England’s fourth national college will focus on digital skills and coding, it has been revealed.
The National College for Digital Skills, which will begin working with part-time learners next year and open a new campus in London in 2016, will focus on higher apprenticeships and foundation degrees for learners over 18, with some provision for 16 to 18-year-olds, all at level three or above.
But the college, which was announced by Prime Minister David Cameron today, will be the first in the government’s national college initiative to incorporate as a completely new organisation without the backing of an existing FE provider.
New colleges for the nuclear, fracking and rail industries announced earlier this year all involve the expansion of one or more existing institutions.
But Mark Smith, one of the project’s founders, told FE Week it was a model which best suited the aims of the college.
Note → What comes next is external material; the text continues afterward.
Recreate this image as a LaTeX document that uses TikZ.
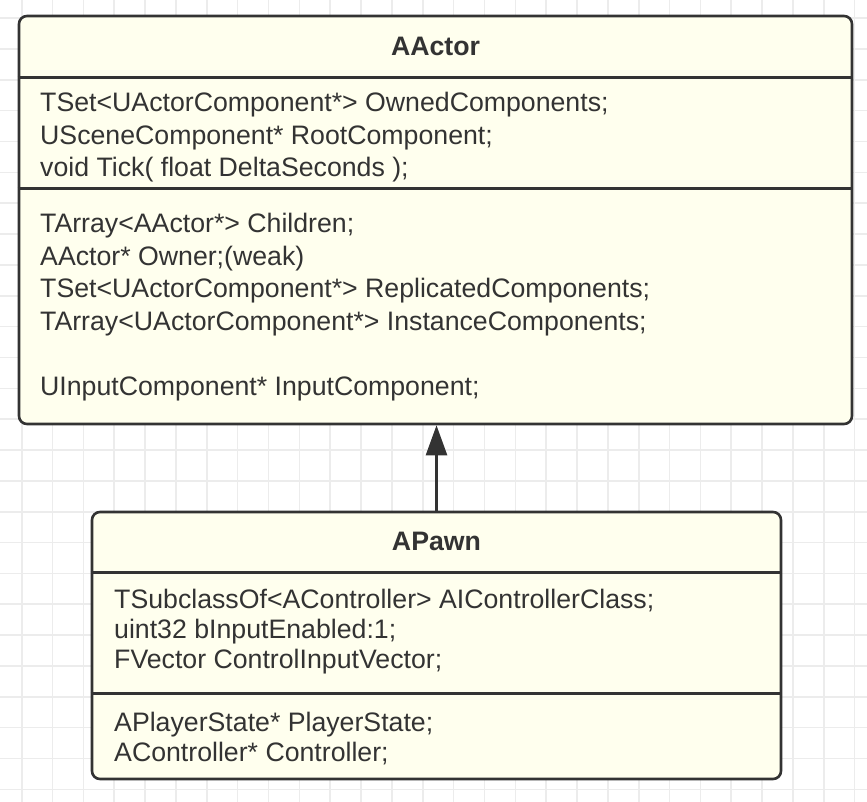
\documentclass[tikz,border=0pt]{standalone}
\usepackage{fontspec}
\setmainfont{Liberation Sans}
\usetikzlibrary{
		arrows.meta,
		positioning
	}
\definecolor{umlfill}{RGB}{255,255,238}
\definecolor{umlline}{RGB}{51,51,51}
\definecolor{gridline}{RGB}{236,236,236}
\tikzset{
		>={Triangle[length=30pt,width=21pt]},
		classbox/.style={draw=umlline, line width=2.6pt, fill=umlfill,
			rounded corners=8pt, inner sep=0pt},
		divider/.style={draw=umlline, line width=2.6pt},
		classname/.style={inner sep=0pt, text=umlline,
			font=\fontsize{26.7}{32}\selectfont\bfseries},
		member/.style={anchor=base west, inner sep=0pt, text=umlline,
			font=\fontsize{26.7}{32}\selectfont}
	}
\begin{document}
\begin{tikzpicture}[x=1pt,y=-1pt]
          \useasboundingbox (0,0) rectangle (867,802);
          \clip (0,0) rectangle (867,802);

          % background grid
          \foreach \gx in {0,...,27}
            \draw[gridline, line width=1.6pt] ({21.7+30.85*\gx},0) -- ++(0,802);
          \foreach \gy in {0,...,25}
            \draw[gridline, line width=1.6pt] (0,{18.1+30.85*\gy}) -- ++(867,0);

          % AActor
          \node[classbox, minimum width=833pt, minimum height=408pt] (actor) at (435.5,220) {};
          \draw[divider] ([yshift=-63pt]actor.north west) -- ([yshift=-63pt]actor.north east);
          \draw[divider] ([yshift=-174pt]actor.north west) -- ([yshift=-174pt]actor.north east);
          \node[classname] (actorname) at ([yshift=-32pt]actor.north) {AActor};

          \node[member] (owned) at (40,112) {TSet<UActorComponent*> OwnedComponents;};
          \node[member] (root) at (40,144.5) {USceneComponent* RootComponent;};
          \node[member] (tick) at (40,177) {void Tick( float DeltaSeconds );};

          \node[member] (children) at (40,233) {TArray<AActor*> Children;};
          \node[member] (owner) at (40,265.5) {AActor* Owner;(weak)};
          \node[member] (replicated) at (40,298) {TSet<UActorComponent*> ReplicatedComponents;};
          \node[member] (instance) at (40,330.5) {TArray<UActorComponent*> InstanceComponents;};
          \node[member] (input) at (40,395.5) {UInputComponent* InputComponent;};

          % APawn
          \node[classbox, minimum width=689pt, minimum height=267pt] (pawn) at (436.5,645.5) {};
          \draw[divider] ([yshift=-62pt]pawn.north west) -- ([yshift=-62pt]pawn.north east);
          \draw[divider] ([yshift=-183pt]pawn.north west) -- ([yshift=-183pt]pawn.north east);
          \node[classname] (pawnname) at ([yshift=-31pt]pawn.north) {APawn};

          \node[member] (aiclass) at (114,608) {TSubclassOf<AController> AIControllerClass;};
          \node[member] (enabled) at (114,638) {uint32 bInputEnabled:1;};
          \node[member] (inputvec) at (114,668) {FVector ControlInputVector;};

          \node[member] (playerstate) at (114,731) {APlayerState* PlayerState;};
          \node[member] (controller) at (114,761) {AController* Controller;};

          % inheritance
          \draw[->, divider] (pawn.north) -- (pawn.north |- actor.south);

\end{tikzpicture}
\end{document}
He said: “We are very much looking to identify the right FE providers to work with in the long-term, but we felt very strongly that to create the ethos and culture we wanted, establishing a new institution would give us a real blank canvas.
“Being autonomous is also important in our bid to become successful.”
The college will be founded by the Aldridge Foundation and has named Bank of America Merrill Lynch, Deloitte, Gamesys, Henderson Global Investors, IBM, King, Oracle Academy, and the Raspberry Pi Foundation and the Tech Partnership among its supporters.
The project launched last year with an initial £100,000 donation from Gamesys which allowed Mr Smith and co-founder Tom Fogden to work full-time.
Mr Smith said he expected the capital costs, which have not yet been worked out, to come from industry with match funding from government, with revenue funding eventually coming from both the Skills Funding Agency and Education Funding Agency.